I do not reject the possibility that in some extreme cases this consideration may have more significance. For example, the courts occasionally see flagrant and serious breaches of the rules of natural justice and errors of law or jurisdiction associated with contumelious administrative conduct, such as bad faith. In cases of that kind, it can be said that the decision-making process has fundamentally miscarried. The discretion to refuse relief is based on the expectations of Parliament. But Parliament expects both the decision-making to be proper and the internal review mechanism to be taken up. Where the former has been absolutely thwarted, it may be totally insufficient to point to the latter. This is a consideration that might – I say no more than that – lead the court to decline to exercise the discretion to refuse relief, depending on the other circumstances. That would leave the court free to grant relief restoring an applicant to the position they were in before the defective decision was made.

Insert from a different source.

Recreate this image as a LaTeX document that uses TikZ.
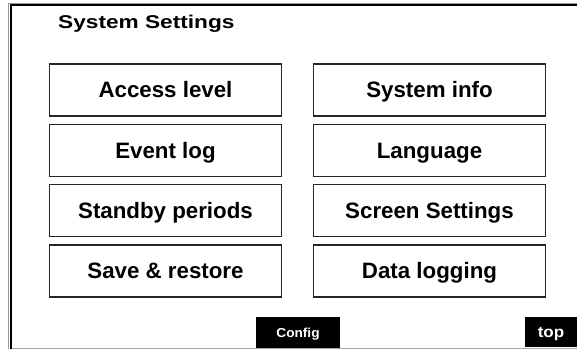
\documentclass[tikz,border=0pt]{standalone}
\usepackage{fontspec}
\setmainfont{Liberation Sans}
\begin{document}
\begin{tikzpicture}[x=1pt,y=-1pt,
  menubox/.style={draw=black!85,line width=1.4pt,fill=white,minimum width=232pt,minimum height=52pt,inner sep=0pt,text height=15.6pt,text depth=0pt,font=\fontsize{22.3}{24}\selectfont\bfseries},
  softbtn/.style={fill=black,text=white,inner sep=0pt,font=\bfseries}]
\useasboundingbox (0,0) rectangle (577,350);
\fill[white] (0,0) rectangle (577,350);
% frame
\draw[black!35,line width=0.8pt] (10,348.5) -- (577,348.5);
\draw[black!40,line width=0.8pt] (8.5,349) -- (8.5,3.5) -- (577,3.5);
\draw[black,line width=2pt] (10.5,349) -- (10.5,5) -- (577,5);
% title
\node[anchor=base west,inner sep=0pt,font=\fontsize{18.5}{22}\selectfont\bfseries] (title) at (58,28.3) {\scalebox{1.225}[1]{System Settings}};
% menu boxes
\node[menubox] (access) at (165.5,90) {Access level};
\node[menubox] (event) at (165.5,150.3) {Event log};
\node[menubox] (standby) at (165.5,210.6) {Standby periods};
\node[menubox] (save) at (165.5,271) {Save \& restore};
\node[menubox] (sysinfo) at (429.5,90) {System info};
\node[menubox] (lang) at (429.5,150.3) {Language};
\node[menubox] (screen) at (429.5,210.6) {Screen Settings};
\node[menubox] (datalog) at (429.5,271) {Data logging};
% soft buttons
\node[softbtn,minimum width=84pt,minimum height=31.5pt,text height=9.3pt,text depth=0pt,font=\fontsize{13}{15}\selectfont\bfseries] (config) at (298,332.5) {\scalebox{1.05}[1]{Config}};
\node[softbtn,minimum width=52pt,minimum height=30.5pt,text height=10.5pt,text depth=0pt,font=\fontsize{15.5}{17}\selectfont\bfseries] (top) at (551,332) {\scalebox{1.1}[1]{top}};
\end{tikzpicture}
\end{document}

In the present case there is no significant question of law or jurisdiction that the court should determine. The error committed was apparent, not actual, bias and there is nothing in the decision-making process that deserves the Court’s reproach. The issues in and circumstances of the case do not suggest that the court is the proper forum for determining the issues that have arisen. The applicant has simply elected not to exercise his internal review rights. Against that, I think the court should set its face. The applicant should be left with the rights of internal review that the Legal Aid Act has provided. In the exercise of the court's discretion, I therefore refuse to grant the relief sought.